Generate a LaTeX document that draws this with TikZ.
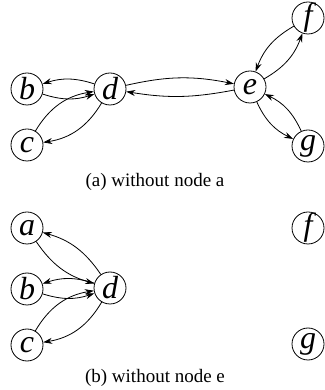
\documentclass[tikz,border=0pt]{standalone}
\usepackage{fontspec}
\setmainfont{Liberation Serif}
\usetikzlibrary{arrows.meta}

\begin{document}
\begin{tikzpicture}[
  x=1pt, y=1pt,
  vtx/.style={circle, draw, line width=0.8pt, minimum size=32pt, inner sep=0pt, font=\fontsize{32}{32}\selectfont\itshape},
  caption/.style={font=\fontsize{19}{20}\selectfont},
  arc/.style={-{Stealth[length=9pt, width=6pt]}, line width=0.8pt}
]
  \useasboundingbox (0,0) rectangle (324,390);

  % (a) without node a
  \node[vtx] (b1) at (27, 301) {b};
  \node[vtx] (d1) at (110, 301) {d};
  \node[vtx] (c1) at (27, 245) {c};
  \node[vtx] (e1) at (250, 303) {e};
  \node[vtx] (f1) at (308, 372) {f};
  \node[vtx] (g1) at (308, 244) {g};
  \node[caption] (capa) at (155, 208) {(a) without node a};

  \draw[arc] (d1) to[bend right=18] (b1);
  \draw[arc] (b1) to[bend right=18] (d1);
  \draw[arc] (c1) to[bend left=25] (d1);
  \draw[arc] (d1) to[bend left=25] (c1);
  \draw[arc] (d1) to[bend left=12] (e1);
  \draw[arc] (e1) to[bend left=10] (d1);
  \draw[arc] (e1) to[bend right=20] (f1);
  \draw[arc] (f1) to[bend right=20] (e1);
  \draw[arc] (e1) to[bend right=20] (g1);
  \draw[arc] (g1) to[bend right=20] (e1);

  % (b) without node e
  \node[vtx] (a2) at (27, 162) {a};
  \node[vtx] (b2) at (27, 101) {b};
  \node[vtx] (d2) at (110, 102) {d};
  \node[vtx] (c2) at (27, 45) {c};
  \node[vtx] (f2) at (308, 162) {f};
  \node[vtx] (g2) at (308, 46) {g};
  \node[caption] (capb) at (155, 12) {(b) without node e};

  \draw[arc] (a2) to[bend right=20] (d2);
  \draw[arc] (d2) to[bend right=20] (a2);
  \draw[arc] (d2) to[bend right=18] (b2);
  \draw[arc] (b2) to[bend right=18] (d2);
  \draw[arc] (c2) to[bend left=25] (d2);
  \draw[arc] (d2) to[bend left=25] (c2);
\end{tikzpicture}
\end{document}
----------
▶ **What is being asked**:
Write the full listing out again with every line unchanged, but include no pictures.

▶ **Answer below**:
Generate a LaTeX document that draws this with TikZ.
\documentclass[tikz,border=0pt]{standalone}
\usepackage{fontspec}
\setmainfont{Liberation Serif}
\usetikzlibrary{arrows.meta}

\begin{document}
\begin{tikzpicture}[
  x=1pt, y=1pt,
  vtx/.style={circle, draw, line width=0.8pt, minimum size=32pt, inner sep=0pt, font=\fontsize{32}{32}\selectfont\itshape},
  caption/.style={font=\fontsize{19}{20}\selectfont},
  arc/.style={-{Stealth[length=9pt, width=6pt]}, line width=0.8pt}
]
  \useasboundingbox (0,0) rectangle (324,390);

  % (a) without node a
  \node[vtx] (b1) at (27, 301) {b};
  \node[vtx] (d1) at (110, 301) {d};
  \node[vtx] (c1) at (27, 245) {c};
  \node[vtx] (e1) at (250, 303) {e};
  \node[vtx] (f1) at (308, 372) {f};
  \node[vtx] (g1) at (308, 244) {g};
  \node[caption] (capa) at (155, 208) {(a) without node a};

  \draw[arc] (d1) to[bend right=18] (b1);
  \draw[arc] (b1) to[bend right=18] (d1);
  \draw[arc] (c1) to[bend left=25] (d1);
  \draw[arc] (d1) to[bend left=25] (c1);
  \draw[arc] (d1) to[bend left=12] (e1);
  \draw[arc] (e1) to[bend left=10] (d1);
  \draw[arc] (e1) to[bend right=20] (f1);
  \draw[arc] (f1) to[bend right=20] (e1);
  \draw[arc] (e1) to[bend right=20] (g1);
  \draw[arc] (g1) to[bend right=20] (e1);

  % (b) without node e
  \node[vtx] (a2) at (27, 162) {a};
  \node[vtx] (b2) at (27, 101) {b};
  \node[vtx] (d2) at (110, 102) {d};
  \node[vtx] (c2) at (27, 45) {c};
  \node[vtx] (f2) at (308, 162) {f};
  \node[vtx] (g2) at (308, 46) {g};
  \node[caption] (capb) at (155, 12) {(b) without node e};

  \draw[arc] (a2) to[bend right=20] (d2);
  \draw[arc] (d2) to[bend right=20] (a2);
  \draw[arc] (d2) to[bend right=18] (b2);
  \draw[arc] (b2) to[bend right=18] (d2);
  \draw[arc] (c2) to[bend left=25] (d2);
  \draw[arc] (d2) to[bend left=25] (c2);
\end{tikzpicture}
\end{document}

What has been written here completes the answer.